The problem → Retype, please, the listing from its opening line through the line that contains "[white] (0,0) rectangle (934,1572);", both included, without the pictures.

Supplied information →

---*---

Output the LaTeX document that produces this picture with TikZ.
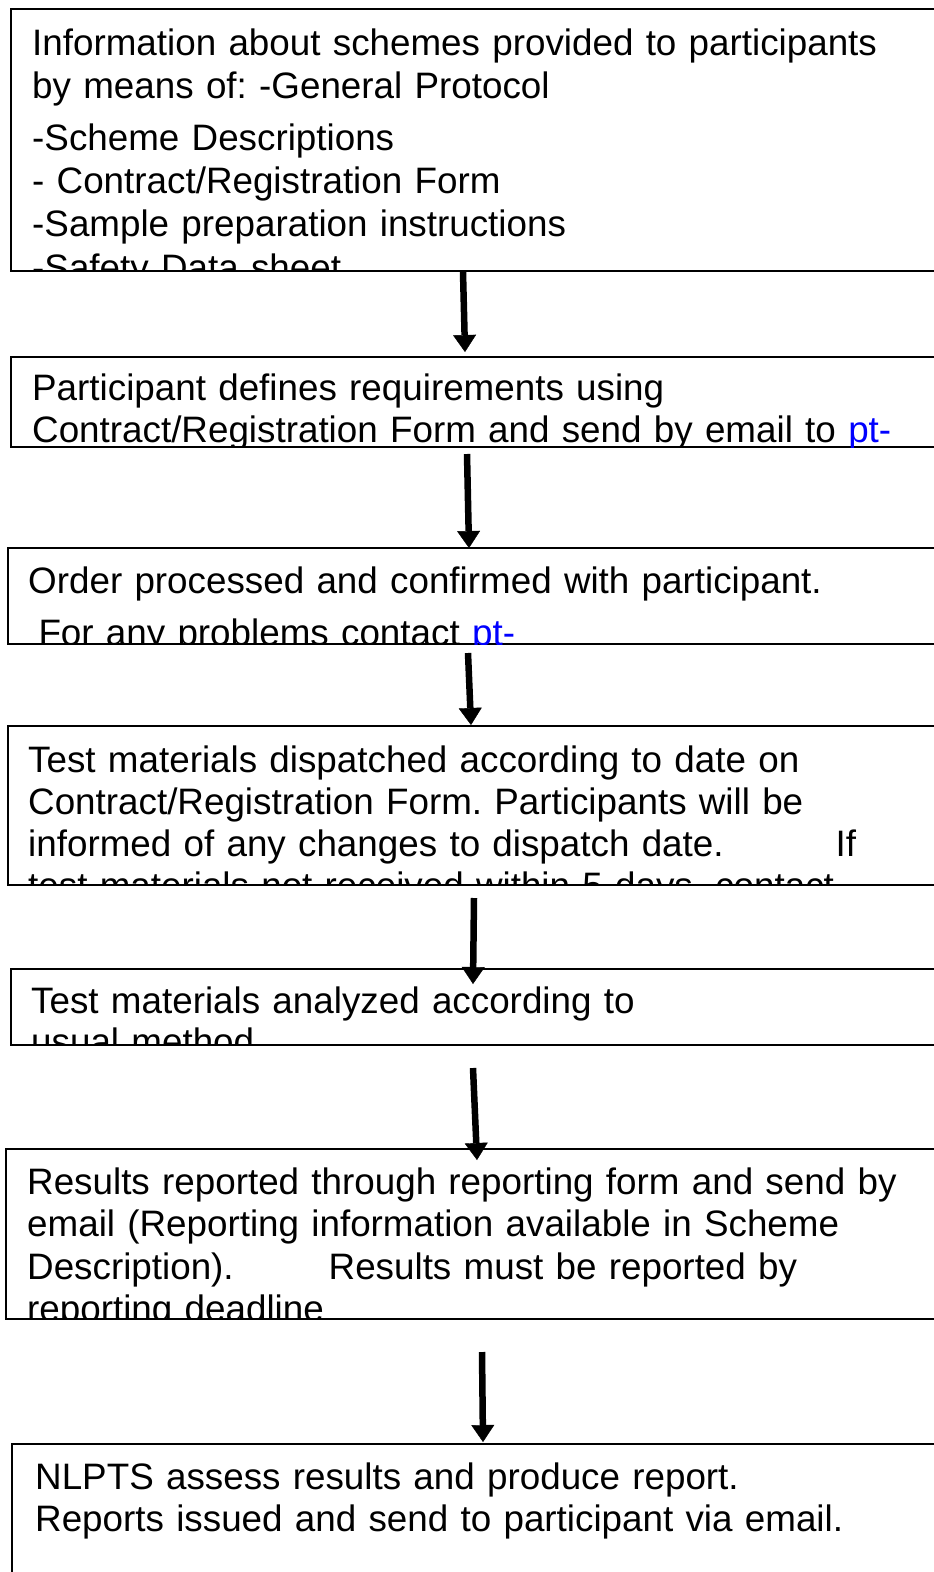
\documentclass[tikz,border=0pt]{standalone}
\usepackage{fontspec}
\setmainfont{Liberation Sans}
\usetikzlibrary{arrows.meta}
\definecolor{linkblue}{RGB}{0,0,255}
\begin{document}
\begin{tikzpicture}[x=1pt,y=-1pt,
	box/.style={draw=black,line width=1.8pt,inner sep=0pt,anchor=north west,minimum width=1000pt},
	txt/.style={anchor=base west,inner sep=0pt,text width=930pt,align=left,font=\fontsize{36.8pt}{42.5pt}\selectfont\frenchspacing},
	flow/.style={line width=6.5pt,-{Triangle[width=23pt,length=17pt,line width=0.4pt]}}]
	\clip (0,0) rectangle (934,1572);
	\fill [white] (0,0) rectangle (934,1572);
	
	\node [box,minimum height=262pt] (info) at (10,8) {};
	\begin{scope}
		\clip (info.north west) rectangle (info.south east);
		\node [txt] (infotext) at (32,55) {Information about schemes provided to participants\\[0.5pt]
			by means of: -General Protocol\\[9.5pt]
			-Scheme Descriptions\\[0.5pt]
			- Contract/Registration Form\\[0.5pt]
			-Sample preparation instructions\\[1.5pt]
			-Safety Data sheet};
	\end{scope}
	
	\node [box,minimum height=90pt] (define) at (10,356) {};
	\begin{scope}
		\clip (define.north west) rectangle (define.south east);
		\node [txt] (definetext) at (32,400) {Participant defines requirements using\\
			Contract/Registration Form and send by email to \textcolor{linkblue}{pt-}};
	\end{scope}
	
	\node [box,minimum height=96pt] (order) at (7,547) {};
	\begin{scope}
		\clip (order.north west) rectangle (order.south east);
		\node [txt] (ordertext) at (28,593) {Order processed and confirmed with participant.\\[10pt]
			\hspace*{10.3pt}For any problems contact \textcolor{linkblue}{pt-}};
	\end{scope}
	
	\node [box,minimum height=159pt] (dispatch) at (7,725) {};
	\begin{scope}
		\clip (dispatch.north west) rectangle (dispatch.south east);
		\node [txt] (dispatchtext) at (28,772) {Test materials dispatched according to date on\\
			Contract/Registration Form. Participants will be\\[-1pt]
			informed of any changes to dispatch date.\hspace{112pt}If\\
			test materials not received within 5 days, contact};
	\end{scope}
	
	\node [box,minimum height=76pt] (analyze) at (10,968) {};
	\begin{scope}
		\clip (analyze.north west) rectangle (analyze.south east);
		\node [txt] (analyzetext) at (31,1013) {Test materials analyzed according to\\[-1.5pt]
			usual method};
	\end{scope}
	
	\node [box,minimum height=170pt] (report) at (5,1148) {};
	\begin{scope}
		\clip (report.north west) rectangle (report.south east);
		\node [txt] (reporttext) at (27,1194) {Results reported through reporting form and send by\\
			email (Reporting information available in Scheme\\
			Description).\hspace{95pt}Results must be reported by\\
			reporting deadline};
	\end{scope}
	
	\node [box,minimum height=200pt] (assess) at (11,1443) {};
	\node [txt] (assesstext) at (35,1489) {NLPTS assess results and produce report.\\
		Reports issued and send to participant via email.};
	
	\coordinate (s1) at (463,272);
	\coordinate (e1) at (465,352);
	\coordinate (s2) at (467,454);
	\coordinate (e2) at (469,548);
	\coordinate (s3) at (468,653);
	\coordinate (e3) at (471,725);
	\coordinate (s4) at (474,898);
	\coordinate (e4) at (473,984);
	\coordinate (s5) at (473,1068);
	\coordinate (e5) at (477,1160);
	\coordinate (s6) at (482,1352);
	\coordinate (e6) at (483,1442);
	\draw [flow] (s1) -- (e1);
	\draw [flow] (s2) -- (e2);
	\draw [flow] (s3) -- (e3);
	\draw [flow] (s4) -- (e4);
	\draw [flow] (s5) -- (e5);
	\draw [flow] (s6) -- (e6);
\end{tikzpicture}
\end{document}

---*---

Response →
Output the LaTeX document that produces this picture with TikZ.
\documentclass[tikz,border=0pt]{standalone}
\usepackage{fontspec}
\setmainfont{Liberation Sans}
\usetikzlibrary{arrows.meta}
\definecolor{linkblue}{RGB}{0,0,255}
\begin{document}
\begin{tikzpicture}[x=1pt,y=-1pt,
	box/.style={draw=black,line width=1.8pt,inner sep=0pt,anchor=north west,minimum width=1000pt},
	txt/.style={anchor=base west,inner sep=0pt,text width=930pt,align=left,font=\fontsize{36.8pt}{42.5pt}\selectfont\frenchspacing},
	flow/.style={line width=6.5pt,-{Triangle[width=23pt,length=17pt,line width=0.4pt]}}]
	\clip (0,0) rectangle (934,1572);
	\fill [white] (0,0) rectangle (934,1572);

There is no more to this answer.